Portugal’s Minister of Infrastructure and Housing says that TAP’s private shareholders have not shown any commitment to the future of the national airline.

Pedro Santos Nunes said he had confidence in the TAP board of directors (that has six State representatives) but avoided saying he had confidence in the airline’s Executive Commission made up of members of the Atlantic Gateway Consortium – the private owners who have a large share in the airline.
In June 2015, TAP was semi-privatised and became majority-owned by the Atlantic Gateway Consortium, led by David Neeleman, who founded JetBlue and Azul Brazilian Airlines and co-founded WestJet, together with Portuguese entrepreneur Humberto Pedrosa. The Atlantic Gateway Consortium purchased 61% of the carrier from the government of Portugal on 24 June 2015, with an option to buy the Portuguese government’s remaining 34 percent stake in 2018. This deal has been surrounded in controversy because it was completed at the end of the centre-right government’s mandate with wide opposition from TAP employees.
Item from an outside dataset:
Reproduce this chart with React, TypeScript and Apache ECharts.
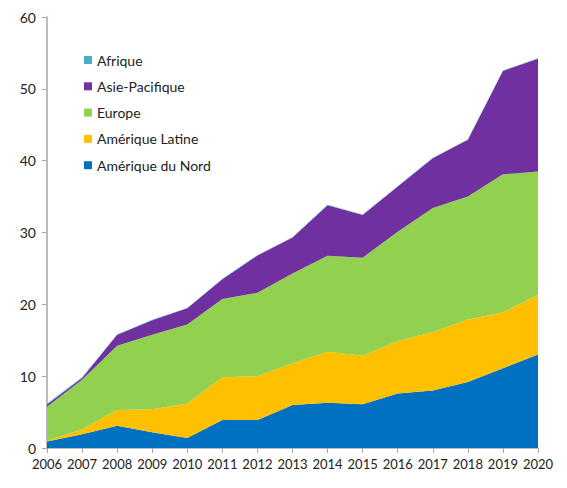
import React, { useEffect, useRef } from "react";
import * as echarts from "echarts";

const years = ["2006","2007","2008","2009","2010","2011","2012","2013","2014","2015","2016","2017","2018","2019","2020"];
const ameriqueNord = [0.9, 1.9, 3.1, 2.2, 1.4, 3.9, 3.9, 6.0, 6.3, 6.1, 7.6, 8.0, 9.2, 11.1, 13.0];
const ameriqueLatine = [0.1, 0.7, 2.2, 3.2, 4.8, 5.95, 6.1, 5.8, 7.1, 6.75, 7.3, 8.15, 8.7, 7.8, 8.35];
const europe = [4.75, 6.9, 8.95, 10.35, 11.0, 10.9, 11.6, 12.5, 13.35, 13.65, 15.2, 17.25, 17.1, 19.2, 17.15];
const asiePacifique = [0.3, 0.25, 1.5, 2.05, 2.25, 2.75, 5.2, 5.0, 7.05, 5.95, 6.3, 6.95, 7.9, 14.4, 15.7];
const afrique = [0.1, 0.1, 0.05, 0.05, 0.05, 0.05, 0.05, 0.05, 0.05, 0.05, 0.05, 0.05, 0.05, 0.05, 0.05];
const yTicks = { min: 0, max: 60, interval: 10 };

const FONT = "Lato";

export default function App() {
  const ref = useRef<HTMLDivElement>(null);
  useEffect(() => {
    const chart = echarts.init(ref.current!, null, { renderer: "svg" });
    const mk = (name: string, data: number[], color: string) => ({
      name,
      type: "line",
      stack: "total",
      data,
      symbol: "none",
      lineStyle: { width: 0 },
      areaStyle: { color, opacity: 1 },
      itemStyle: { color },
    });
    chart.setOption({
      animation: false,
      textStyle: { fontFamily: FONT },
      grid: { left: 47, right: 29, top: 17, bottom: 40 },
      legend: {
        orient: "vertical",
        left: 79,
        top: 48,
        itemWidth: 8,
        itemHeight: 8,
        itemGap: 12.3,
        icon: "rect",
        textStyle: { fontFamily: FONT, fontSize: 14, color: "#222" },
        data: ["Afrique", "Asie-Pacifique", "Europe", "Amérique Latine", "Amérique du Nord"],
      },
      xAxis: {
        type: "category",
        data: years,
        boundaryGap: false,
        axisLine: { lineStyle: { color: "#A6A6A6", width: 1.5 } },
        axisTick: { show: true, length: 5, interval: 0, lineStyle: { color: "#A6A6A6" } },
        axisLabel: { color: "#222", fontSize: 13, fontFamily: FONT, margin: 9, interval: 0 },
        splitLine: { show: false },
      },
      yAxis: {
        type: "value",
        min: yTicks.min,
        max: yTicks.max,
        interval: yTicks.interval,
        axisLine: { show: true, lineStyle: { color: "#A6A6A6", width: 1.5 } },
        axisTick: { show: true, length: 5, lineStyle: { color: "#A6A6A6" } },
        axisLabel: { color: "#222", fontSize: 14, fontFamily: FONT, margin: 11 },
        splitLine: { show: false },
      },
      series: [
        mk("Amérique du Nord", ameriqueNord, "#0070C0"),
        mk("Amérique Latine", ameriqueLatine, "#FFC000"),
        mk("Europe", europe, "#92D050"),
        mk("Asie-Pacifique", asiePacifique, "#7030A0"),
        mk("Afrique", afrique, "#4BACC6"),
      ],
    });
    return () => chart.dispose();
  }, []);
  return (
    <div
      ref={ref}
      style={{ position: "fixed", left: 0, top: 0, width: 567, height: 488, background: "#fff" }}
    />
  );
}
On October 2015, the PS Socialist Government of António Costa sought to return majority control of the airline to the state, having signed in February 2016 a deal with the private consortium, which indicates that the company is 50% owned by the Portuguese State, 45% by the Atlantic Gateway Consortium and 5% available shareholder to collaborators and employees of TAP Air Portugal.
Pedro Nuno Santos said this week that a court injunction against a €1.2Bn State loan to TAP filed by the Porto Commercial Association (ACP) and accepted by the Supreme Court should not stop the cash injection without which the airline will go bankrupt.
“The State will continue to have ways of helping the airline company” he said in a Podcast.
“The commitment and efforts of the private shareholders in the future of TAP is zero,” said the minister, adding “their interests are not aligned with the interests of the country or those of the Portuguese people.”
Pedro Nunes Santos is critical of TAP’s executive commission stating, “The minimum for those who don’t have the financial resources to inject into the company at the moment (i.e., the private shareholders) is that the loans on the company that the shareholders have should not be acted upon”.
“But the private shareholders are not open to this because they are just not that committed to the future of the airline,” he said.
And continued, “It bewilders me that the CEO of a company (Antonoaldo Neves) who has come cap-in-hand (for State handouts) thinks that it can treat the State in such a manner and then say they are open to having a State representative on the Executive Commission as if they are doing us a favour.”